Stamattina (20 novembre 2007) vedo due paginate sul Corriere dal titolo “La svolta dell’Europa: il PIL non dice tutto sulla qualità della vita”.
Il primo commento inevitabile è: ma se ne accorgono solo ora? Il concetto di impronta ecologica risale a più di venti anni fa. Il concetto di “indice di povertà” di Amartya Sen è vecchio di giusto 30 anni, ma neppure viene citato. Questo ritardo non può che portare a fare qualche riflessione sulla attenzione che la classe dirigente ha nei confronti del progresso del pensiero umano: praticamente nessuna. Solo quando una innovazione viene urlata nell’orecchio non viene ascoltata.
Citare tutte le “scoperte” ancora non ascoltate porterebbe ad una lista lunghissima. Ma mi limito a citare la più complessiva: la metafora della complessità che ha portato ad una vera rivoluzione nel modo di considerare i rapporti tra l’uomo e il mondo.
Essa porterebbe a nuovi modi di fare impresa, cultura e a costruire la convivenza sociale, ma chi se ne frega. Al massimo riuscite a trovare qualche manager o politico che cita il termine caos, ma in modo così primitivo che sembra una barzelletta. Ma, meglio tardi che mai, dirà qualcuno. Forse, ma se siamo in ritardo nell’usare le scoperte del pensiero umano, allora occorre recuperare.
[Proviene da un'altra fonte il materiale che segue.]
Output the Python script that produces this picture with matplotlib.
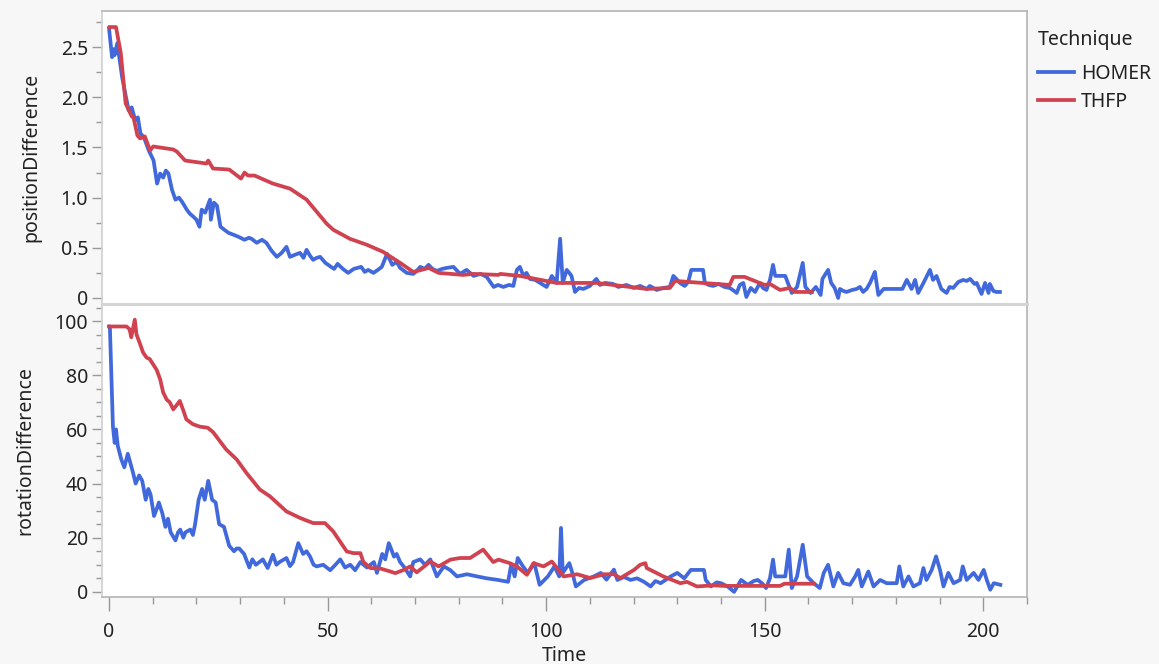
import matplotlib
matplotlib.use("Agg")
import matplotlib.pyplot as plt
from matplotlib.ticker import MultipleLocator, FixedLocator

# HOMER, positionDifference
homer_pos_t = [0, 0.7, 1.0, 1.3, 1.9, 3.0, 3.8, 4.5, 5.2, 6.0, 6.6, 7.2, 8.0, 9.1, 10.2, 11.0, 11.7, 12.4,
               13.0, 13.6, 14.4, 15.2, 16.0, 16.7, 17.8, 18.5, 19.3, 20.0, 20.7, 21.2, 22.0, 23.1, 23.3, 24.0,
               24.7, 25.5, 26.4, 27.3, 28.5, 29.6, 31.0, 32.0, 32.6, 33.8, 35.0, 36.0, 37.2, 38.4, 39.5, 40.6,
               41.4, 42.5, 43.7, 44.5, 45.2, 46.0, 46.7, 47.5, 48.3, 49.5, 50.8, 51.5, 52.3, 53.5, 54.7, 56.0,
               57.7, 58.5, 59.3, 60.5, 61.5, 62.4, 63.6, 64.8, 65.8, 66.6, 68.1, 69.6, 70.4, 71.2, 72.2, 73.1,
               74.0, 75.0, 76.2, 77.3, 78.8, 80.3, 81.8, 83.4, 85.0, 86.4, 88.0, 89.0, 90.2, 91.5, 92.5, 93.3,
               94.0, 94.8, 95.5, 96.3, 97.5, 98.6, 100.1, 101.3, 102.4, 103.2, 103.8, 104.7, 105.3, 105.8,
               106.6, 107.5, 108.5, 110.0, 111.5, 112.3, 113.5, 115.3, 116.5, 118.4, 120.0, 121.5, 123.0,
               123.7, 125.3, 126.8, 128.3, 129.1, 130.0, 130.6, 131.7, 132.5, 133.2, 135.9, 136.3, 137.2,
               138.2, 139.5, 140.8, 142.0, 143.0, 143.6, 144.3, 145.1, 145.8, 146.8, 147.8, 148.9, 149.6,
               150.4, 151.2, 151.9, 152.4, 154.0, 154.7, 155.3, 156.2, 157.4, 158.7, 159.3, 160.5, 161.7,
               162.8, 163.2, 164.5, 165.2, 166.0, 166.8, 167.2, 168.0, 168.7, 170.0, 171.0, 171.8, 172.5,
               173.3, 174.1, 175.2, 176.0, 177.2, 180.2, 181.5, 182.5, 183.6, 184.4, 185.1, 186.2, 187.0,
               187.8, 188.5, 189.3, 190.4, 191.6, 192.3, 193.1, 194.3, 195.4, 196.2, 197.0, 198.0, 198.5,
               199.6, 200.4, 201.2, 201.5, 202.3, 203.0, 203.8]
homer_pos = [2.69, 2.40, 2.48, 2.42, 2.54, 2.20, 2.02, 1.87, 1.90, 1.77, 1.80, 1.64, 1.60, 1.47, 1.37, 1.14, 1.24,
             1.20, 1.27, 1.24, 1.08, 0.98, 1.00, 0.96, 0.88, 0.84, 0.81, 0.78, 0.71, 0.88, 0.85, 0.98, 0.78,
             0.95, 0.92, 0.71, 0.68, 0.65, 0.63, 0.61, 0.58, 0.60, 0.59, 0.55, 0.58, 0.55, 0.47, 0.41, 0.45,
             0.51, 0.41, 0.43, 0.45, 0.40, 0.48, 0.42, 0.38, 0.40, 0.41, 0.35, 0.31, 0.29, 0.34, 0.29, 0.25,
             0.29, 0.31, 0.26, 0.28, 0.25, 0.28, 0.31, 0.44, 0.33, 0.36, 0.30, 0.25, 0.24, 0.27, 0.31, 0.29,
             0.33, 0.29, 0.27, 0.29, 0.30, 0.31, 0.24, 0.28, 0.22, 0.24, 0.21, 0.11, 0.13, 0.11, 0.13, 0.12,
             0.28, 0.31, 0.22, 0.25, 0.19, 0.18, 0.15, 0.11, 0.22, 0.15, 0.59, 0.15, 0.28, 0.25, 0.22, 0.06,
             0.10, 0.09, 0.12, 0.19, 0.13, 0.15, 0.14, 0.11, 0.13, 0.10, 0.12, 0.09, 0.12, 0.08, 0.10, 0.11,
             0.22, 0.18, 0.15, 0.12, 0.16, 0.28, 0.28, 0.15, 0.13, 0.12, 0.14, 0.11, 0.10, 0.07, 0.05, 0.13,
             0.15, 0.01, 0.10, 0.06, 0.15, 0.10, 0.08, 0.18, 0.33, 0.22, 0.22, 0.22, 0.15, 0.05, 0.11, 0.35,
             0.11, 0.05, 0.11, 0.03, 0.19, 0.28, 0.15, 0.10, 0.00, 0.09, 0.07, 0.06, 0.08, 0.09, 0.11, 0.06,
             0.09, 0.15, 0.26, 0.03, 0.09, 0.09, 0.09, 0.18, 0.09, 0.18, 0.05, 0.14, 0.21, 0.28, 0.18, 0.22,
             0.09, 0.05, 0.11, 0.10, 0.16, 0.18, 0.17, 0.19, 0.14, 0.15, 0.04, 0.15, 0.05, 0.14, 0.07, 0.06,
             0.06]

# THFP, positionDifference
thfp_pos_t = [0.2, 1.6, 2.7, 3.8, 5.2, 5.6, 6.5, 7.1, 8.2, 9.4, 10.1, 14.7, 15.5, 17.4, 22.3, 22.7, 23.8, 27.5,
              30.2, 31.0, 31.8, 33.3, 37.5, 41.4, 45.2, 49.8, 51.3, 55.1, 59.0, 62.7, 66.6, 69.6, 71.5, 73.1,
              75.4, 81.0, 83.4, 89.1, 89.5, 94.0, 102.4, 111.5, 123.0, 128.3, 129.5, 142.0, 142.8, 145.4,
              150.0, 151.2, 153.5, 155.8, 156.9, 160.8]
thfp_pos = [2.70, 2.70, 2.44, 1.94, 1.81, 1.80, 1.62, 1.59, 1.61, 1.47, 1.51, 1.48, 1.46, 1.37, 1.34, 1.37, 1.29,
            1.28, 1.19, 1.25, 1.22, 1.22, 1.14, 1.09, 0.98, 0.74, 0.68, 0.59, 0.53, 0.46, 0.35, 0.26, 0.28,
            0.30, 0.25, 0.23, 0.24, 0.23, 0.24, 0.22, 0.15, 0.15, 0.09, 0.10, 0.17, 0.13, 0.21, 0.21, 0.13,
            0.14, 0.08, 0.10, 0.06, 0.06]

# HOMER, rotationDifference
homer_rot_t = [0.0, 0.2, 0.9, 1.3, 1.6, 2.0, 2.8, 3.5, 4.3, 5.0, 5.5, 6.1, 6.9, 7.6, 8.4, 9.0, 9.5, 10.3, 11.0,
               11.4, 12.2, 12.9, 13.5, 14.1, 15.2, 15.8, 16.3, 17.0, 17.5, 18.6, 19.2, 19.7, 20.5, 21.3, 21.9,
               22.7, 23.6, 24.4, 25.2, 26.3, 27.5, 28.6, 29.2, 29.8, 30.9, 32.1, 32.8, 33.6, 35.2, 36.3, 37.5,
               38.3, 39.0, 40.6, 41.4, 42.1, 43.3, 44.4, 45.2, 46.0, 46.8, 47.5, 49.0, 50.6, 51.8, 52.9, 54.0,
               55.2, 56.3, 57.5, 59.0, 60.6, 61.3, 62.5, 63.2, 64.0, 64.5, 65.2, 65.8, 66.6, 67.4, 68.9, 69.6,
               71.2, 72.3, 73.5, 75.0, 76.6, 78.1, 79.6, 81.9, 84.2, 86.4, 89.0, 91.3, 92.0, 92.8, 93.5, 94.7,
               95.8, 97.3, 98.5, 100.4, 101.9, 103.0, 103.4, 103.8, 105.3, 106.0, 106.8, 108.7, 110.9, 112.5,
               113.8, 115.5, 116.3, 117.8, 119.3, 120.8, 122.4, 123.9, 125.0, 126.2, 128.5, 130.0, 131.6,
               133.1, 136.1, 136.5, 137.7, 139.0, 140.0, 141.5, 143.0, 144.6, 146.1, 147.5, 148.4, 149.5,
               150.3, 151.2, 151.9, 152.4, 154.7, 155.5, 156.2, 157.4, 158.7, 159.7, 161.2, 162.6, 163.5,
               164.5, 165.7, 166.8, 168.0, 169.5, 170.7, 171.4, 172.2, 173.7, 174.9, 176.4, 177.9, 180.2,
               180.8, 181.7, 182.9, 184.0, 185.5, 186.3, 187.0, 188.2, 189.2, 190.1, 190.9, 192.0, 193.2,
               194.7, 195.3, 196.2, 197.8, 198.9, 200.1, 200.8, 201.6, 202.4, 203.9]
homer_rot = [98, 98, 61, 55, 60, 54, 49, 46, 51, 47, 44, 40, 43, 41, 34, 38, 36, 28, 31, 33, 29, 24, 27, 22, 19,
             22, 23, 20, 22, 23, 21, 25, 34, 38, 34, 41, 34, 33, 25, 24, 17, 15, 16, 16, 14, 9, 12, 10, 12,
             8.8, 13.7, 10, 11, 12.5, 9.5, 11, 18, 14, 15, 13, 10, 9.4, 10, 8, 10, 12, 9, 10, 8, 11, 9, 11, 7,
             14, 12, 18, 16, 13, 14, 11, 9.4, 5.7, 11, 12, 10, 12, 5.7, 9.4, 8, 5.7, 6.5, 5.7, 5, 4.4, 3.7, 10,
             5.7, 12.5, 9.4, 7, 10.6, 2.6, 5.7, 9.4, 5.7, 23.6, 7, 10.6, 7, 2, 4.4, 5.7, 7, 4.5, 8.2, 4.4,
             5.5, 4.4, 5.0, 3.7, 2, 4, 3.2, 5.7, 7, 5, 8.1, 8.1, 4.4, 2, 3.5, 3.2, 2, 0, 4.4, 2.6, 4.0, 4.4,
             3, 1.4, 5, 11.9, 5.7, 5.7, 15.6, 1.4, 5.7, 17.4, 5.7, 3.2, 1.4, 7, 10, 2, 7, 3.2, 2.6, 5.7, 8.1,
             2, 7.5, 2, 4.4, 3.2, 3.2, 9.4, 2, 5.7, 2, 3.2, 8.8, 4.4, 8.1, 13.1, 8.1, 2, 7, 3.2, 4.4, 9.4,
             4.4, 7, 4.4, 8.1, 4.4, 0.8, 3.2, 2.6]

# THFP, rotationDifference
thfp_rot_t = [0.2, 4.0, 4.7, 5.1, 5.9, 6.3, 7.0, 7.8, 8.6, 9.3, 10.1, 10.9, 11.7, 12.4, 13.2, 13.9, 14.7, 15.5,
              16.2, 17.0, 17.7, 19.2, 20.8, 22.6, 23.8, 26.8, 29.2, 31.4, 34.5, 36.8, 40.6, 43.7, 46.7, 49.4,
              51.3, 54.4, 55.9, 57.5, 58.2, 59.8, 62.1, 64.4, 65.5, 67.4, 68.9, 70.4, 73.5, 75.4, 78.1, 80.3,
              82.6, 85.6, 87.9, 89.1, 91.7, 93.3, 95.6, 97.1, 99.4, 101.3, 104.0, 107.1, 110.1, 113.2, 115.5,
              117.0, 120.1, 121.5, 122.7, 123.0, 126.8, 130.7, 132.2, 134.5, 138.3, 140.6, 153.5, 154.5, 161.2]
thfp_rot = [98, 98, 97, 94, 100.5, 95, 92, 88.4, 86.5, 86, 84, 82, 78.5, 73.6, 71, 70, 67.4, 69, 70.5, 67, 63.7,
            61.9, 61, 60.6, 59, 52.6, 48.9, 44, 37.8, 35.3, 29.7, 27.3, 25.4, 25.4, 22.3, 14.9, 14.3, 14.3,
            11, 8.8, 8.6, 7.5, 6.9, 8.1, 9.4, 7.2, 11.2, 9.4, 11.9, 12.5, 12.5, 15.6, 11, 11.9, 10.6, 9.4,
            6.3, 10.6, 9.4, 11.2, 5.7, 6.5, 5.1, 6.5, 6.5, 5.1, 8.1, 10, 10.6, 8.8, 5.7, 3.2, 3.7, 2.0, 2.4,
            2.2, 2.2, 3.0, 3.0]

BLUE = "#4169dc"
RED = "#d0424f"
SPINE = "#b4b4b4"
TEXT = "#222222"
FS = 14


def style_axis(ax):
    ax.set_facecolor("white")
    for side in ["left", "right", "top", "bottom"]:
        ax.spines[side].set_color(SPINE)
        ax.spines[side].set_linewidth(1.2)
    ax.spines["left"].set_color("#d0d0d0")
    ax.tick_params(axis="both", which="major", length=7, width=1, color="#999999",
                   labelsize=FS, labelcolor=TEXT, pad=3)
    ax.tick_params(axis="both", which="minor", length=4, width=1, color="#999999")
    ax.set_xlim(-1.6, 210)


def main() -> None:
    plt.rcParams["font.family"] = ["Noto Sans", "DejaVu Sans"]
    fig = plt.figure(figsize=(11.59, 6.64), dpi=100)
    fig.patch.set_facecolor("#f7f7f7")

    ax1 = fig.add_axes([102 / 1159, 1 - 303 / 664, 925 / 1159, 292 / 664])
    ax2 = fig.add_axes([102 / 1159, 1 - 597 / 664, 925 / 1159, 293 / 664], sharex=ax1)

    lw = 2.7
    ax1.plot(homer_pos_t, homer_pos, color=BLUE, linewidth=lw, label="HOMER", solid_joinstyle="round")
    ax1.plot(thfp_pos_t, thfp_pos, color=RED, linewidth=lw, label="THFP", solid_joinstyle="round")
    ax2.plot(homer_rot_t, homer_rot, color=BLUE, linewidth=lw, solid_joinstyle="round")
    ax2.plot(thfp_rot_t, thfp_rot, color=RED, linewidth=lw, solid_joinstyle="round")

    style_axis(ax1)
    style_axis(ax2)
    ax1.spines["bottom"].set_visible(False)
    ax2.spines["top"].set_color("#d4d4d4")
    ax2.spines["top"].set_linewidth(2.2)

    ax1.set_ylim(-0.05, 2.86)
    ax1.set_yticks([0, 0.5, 1.0, 1.5, 2.0, 2.5])
    ax1.set_yticklabels(["0", "0.5", "1.0", "1.5", "2.0", "2.5"])
    ax1.yaxis.set_minor_locator(MultipleLocator(0.25))
    ax1.tick_params(axis="x", which="both", bottom=False, labelbottom=False)

    ax2.set_ylim(-1.9, 106.3)
    ax2.set_yticks([0, 20, 40, 60, 80, 100])
    ax2.yaxis.set_minor_locator(MultipleLocator(5))
    ax2.set_xticks([0, 50, 100, 150, 200])
    ax2.xaxis.set_minor_locator(FixedLocator(list(range(0, 211, 10))))
    ax2.tick_params(axis="x", which="major", length=10, pad=8)
    ax2.tick_params(axis="x", which="minor", length=5)

    ax1.set_ylabel("positionDifference", fontsize=FS, color=TEXT, labelpad=14)
    ax2.set_ylabel("rotationDifference", fontsize=FS, color=TEXT, labelpad=14)
    ax2.set_xlabel("Time", fontsize=FS, color=TEXT, labelpad=3)

    leg = fig.legend(loc="upper left", bbox_to_anchor=(1038 / 1159, 1 - 30 / 664), frameon=False,
                     title="Technique", fontsize=FS, title_fontsize=FS, handlelength=1.85,
                     handletextpad=0.35, labelspacing=0.42, borderaxespad=0, borderpad=0)
    leg._legend_box.align = "left"
    leg._legend_box.sep = 10
    for t in leg.get_texts():
        t.set_color(TEXT)
    leg.get_title().set_color(TEXT)

    fig.savefig("out.png", dpi=100, facecolor=fig.get_facecolor())
    plt.close(fig)


if __name__ == "__main__":
    main()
Naturalmente non lo stiamo facendo.
E l’esempio più eclatante è il concetto di “valore”. Esso è l’equivalente improvvisato del PIL. Quindi, se quest’ultimo è primitivo, a maggior ragione lo è il primo. La strategia del valore così come oggi viene espressa, non può in nessun modo essere la guida per la gestione strategica di imprese che non siano il calzolaio dietro l’angolo. Che, però, usa criteri più sofisticati di gestione del suo ambiente di quelli che utilizzano le imprese che perseguono il “valore”.
Ma perché ce l’abbiamo così tanto con il valore? Perché oramai è diventato solo un mito. Nessuno sa esattamente cosa sia, ma tutti lo usano per giustificare (da parte dei media: santificare) una classe dirigente rozza ed egoista che cerca di conservare la propria Versailles di privilegi, per di più senza lo sfarzo e la gloria di quella vera.